Hieraus folgt: 1) Ein Kind oder Jugendlicher sei dann sozial-ethisch desorientiert, wenn es oder er sich nackt ablichten läßt, dies komme dem Verlust der Menschenwürde gleich. Demzufolge würden auch Erwachsene ihre Menschenwürde verlieren, die sich nackt abbilden lassen. 2) Der Ausdruck „Herabwürdigung von Altersgenossen“ impliziert, daß die Leserschaft von Vogue aus Fünf- und Siebenjährigen besteht. Im folgenden wird klar, was wirklich gemeint ist: Aus angeblich „belegbaren“ Erkenntnissen der Kriminalbehörden könne man schließen, daß Aufnahmen wie die in Vogue zum Einstimmen der Kinder auf die „Tat“ von „Sexualstraftätern“ benutzt würden. Worauf sie einstimmen sollen, wird nicht gesagt. Einstimmen auf das Herstellen von Fotos wäre nämlich nicht weiter von Belang; Nacktaufnahmen von Kindern, in denen das Geschlechtsteil nicht im Vordergrund steht, waren 1999 keineswegs strafbar. 3) Durch den Verweis auf die „Tätigkeit der Hilfs- und Beratungseinrichtungen, die sich der Hilfe für sexuell mißbrauchte Kinder widmen“, wird der Zusammenhang von deren subjektiven Erkenntnissen mit der Spruchpraxis der Bundesprüfstelle explizit zugegeben.

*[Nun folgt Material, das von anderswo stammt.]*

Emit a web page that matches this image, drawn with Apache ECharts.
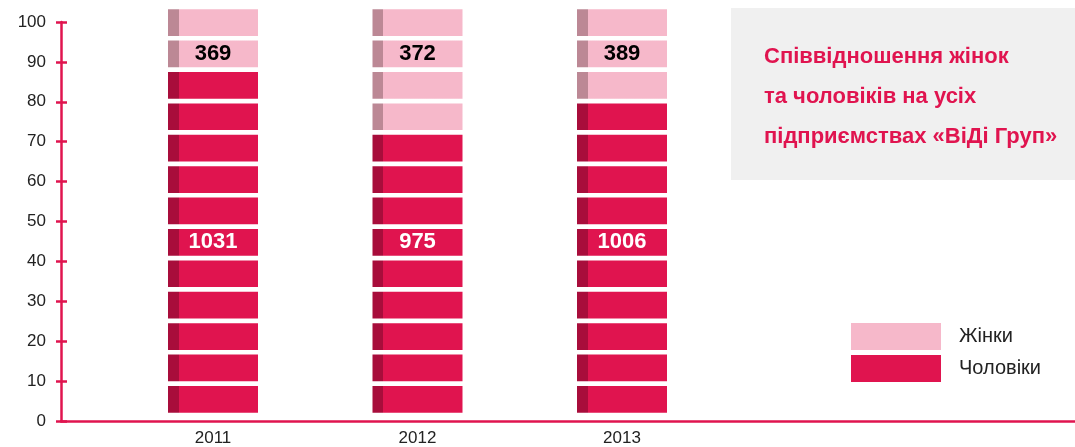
<!DOCTYPE html>
<html>
<head>
<meta charset="utf-8">
<script src="https://cdn.jsdelivr.net/npm/echarts@6/dist/echarts.min.js"></script>
<style>
  html, body { margin: 0; padding: 0; background: #fff; }
  #chart { width: 1075px; height: 447px; }
</style>
</head>
<body>
<div id="chart"></div>
<script>
// data
var years = ["2011", "2012", "2013"];
var menCount = [1031, 975, 1006];
var womenCount = [369, 372, 389];
var menBlocks = [11, 9, 10];   // red blocks per column
var womenBlocks = [2, 4, 3];   // pink blocks per column
var yTicks = [0, 10, 20, 30, 40, 50, 60, 70, 80, 90, 100];

var RED = "#e0144f", RED_DARK = "#a80d3b";
var PINK = "#f6b8ca", PINK_DARK = "#bc8895";
var FONT = "'Liberation Sans', Arial, sans-serif";

var chart = echarts.init(document.getElementById("chart"));

function stripColor(dark, main) {
  var s = 11 / 90;
  return new echarts.graphic.LinearGradient(0, 0, 1, 0, [
    { offset: 0, color: dark },
    { offset: s, color: dark },
    { offset: s, color: main },
    { offset: 1, color: main }
  ]);
}

var blockH = 6.69, gapH = 1.18, baseH = 2.08;
var total = menBlocks[0] + womenBlocks[0];
var MEN_LABEL_AT = 5, WOMEN_LABEL_AT = total - 2;

var series = [];
// empty space below the first block
series.push({
  type: "bar", stack: "s", xAxisIndex: 0, yAxisIndex: 0, barWidth: 90, clip: false,
  silent: true, itemStyle: { color: "transparent" },
  data: years.map(function () { return baseH; })
});
for (var k = 0; k < total; k++) {
  series.push({
    type: "bar", stack: "s", xAxisIndex: 0, yAxisIndex: 0, barWidth: 90, clip: false,
    data: years.map(function (y, i) {
      var isMen = k < menBlocks[i];
      var item = {
        value: blockH,
        itemStyle: { color: isMen ? stripColor(RED_DARK, RED) : stripColor(PINK_DARK, PINK) }
      };
      if (k === MEN_LABEL_AT) {
        item.label = { show: true, position: "inside", formatter: String(menCount[i]),
          color: "#fff", fontFamily: FONT, fontWeight: "bold", fontSize: 22 };
      }
      if (k === WOMEN_LABEL_AT) {
        item.label = { show: true, position: "inside", formatter: String(womenCount[i]),
          color: "#000", fontFamily: FONT, fontWeight: "bold", fontSize: 22 };
      }
      return item;
    })
  });
  if (k < total - 1) {
    series.push({
      type: "bar", stack: "s", xAxisIndex: 0, yAxisIndex: 0, barWidth: 90, clip: false,
      silent: true, itemStyle: { color: "transparent" },
      data: years.map(function () { return gapH; })
    });
  }
}
// legend entries (same stack so they take no extra bar slot)
series.push({ name: "Жінки", type: "bar", stack: "s", barWidth: 90, xAxisIndex: 0, yAxisIndex: 0, data: [], itemStyle: { color: PINK } });
series.push({ name: "Чоловіки", type: "bar", stack: "s", barWidth: 90, xAxisIndex: 0, yAxisIndex: 0, data: [], itemStyle: { color: RED } });

var option = {
  animation: false,
  grid: [
    { left: 110.75, width: 204.5 * 3, top: 22, bottom: 26 },
    { left: 61, right: 0, top: 22, bottom: 26 }
  ],
  legend: {
    data: ["Жінки", "Чоловіки"],
    orient: "vertical",
    left: 846, top: 318,
    icon: "rect",
    itemWidth: 90, itemHeight: 27, itemGap: 5,
    textStyle: { fontFamily: FONT, fontSize: 20, color: "#222", padding: [0, 0, 0, 13] }
  },
  xAxis: [
    {
      gridIndex: 0, type: "category", data: years,
      axisLine: { show: false }, axisTick: { show: false },
      axisLabel: { color: "#222", fontFamily: FONT, fontSize: 17, margin: 9 }
    },
    {
      gridIndex: 1, type: "category", data: [""],
      axisLine: { lineStyle: { color: RED, width: 2.5 } },
      axisTick: { show: false }, axisLabel: { show: false }
    }
  ],
  yAxis: [
    { gridIndex: 0, type: "value", min: 0, max: 100, show: false },
    {
      gridIndex: 1, type: "value", min: 0, max: 100, interval: 10,
      axisLine: { show: true, lineStyle: { color: RED, width: 2.5 } },
      axisTick: { show: true, length: 5, lineStyle: { color: RED, width: 2.5 } },
      splitLine: { show: false },
      axisLabel: {
        color: "#222", fontFamily: FONT, fontSize: 17, margin: 15,
        formatter: function (v) { return yTicks.indexOf(v) >= 0 ? String(v) : ""; }
      }
    },
    {
      gridIndex: 1, type: "value", min: 0, max: 100, interval: 10, position: "left",
      axisLine: { show: false },
      axisTick: { show: true, inside: true, length: 6, lineStyle: { color: RED, width: 2.5 } },
      splitLine: { show: false }, axisLabel: { show: false }
    }
  ],
  graphic: [
    {
      type: "rect", left: 731, top: 8, z: -1,
      shape: { width: 344, height: 172 },
      style: { fill: "#f0f0f0" }
    },
    {
      type: "text", left: 764, top: 37,
      style: {
        text: "Співвідношення жінок\nта чоловіків на усіх\nпідприємствах «ВіДі Груп»",
        fill: RED, font: "bold 22px " + FONT, lineHeight: 40
      }
    }
  ],
  series: series
};

chart.setOption(option);
</script>
</body>
</html>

Die Anfrage des Autors bei deren Leiterin nach wissenschaftlichen Quellen für die Desorientierung Jugendlicher durch das Anschauen von Nacktdarstellungen jeglicher Art (in denen keine Gewalt vorkommt) konnte Frau Monssen-Engberding nicht mit Literaturhinweisen beantworten. Tatsächlich legen wissenschaftliche Erkenntnisse zur Wirkung (selbst tatsächlicher) Pornographie nahe, daß sie Gewalttätigkeiten und sexuellen Mißbrauch von Kindern reduzieren, also auch kaum imstande sein dürften, diese sittlich zu verrohen.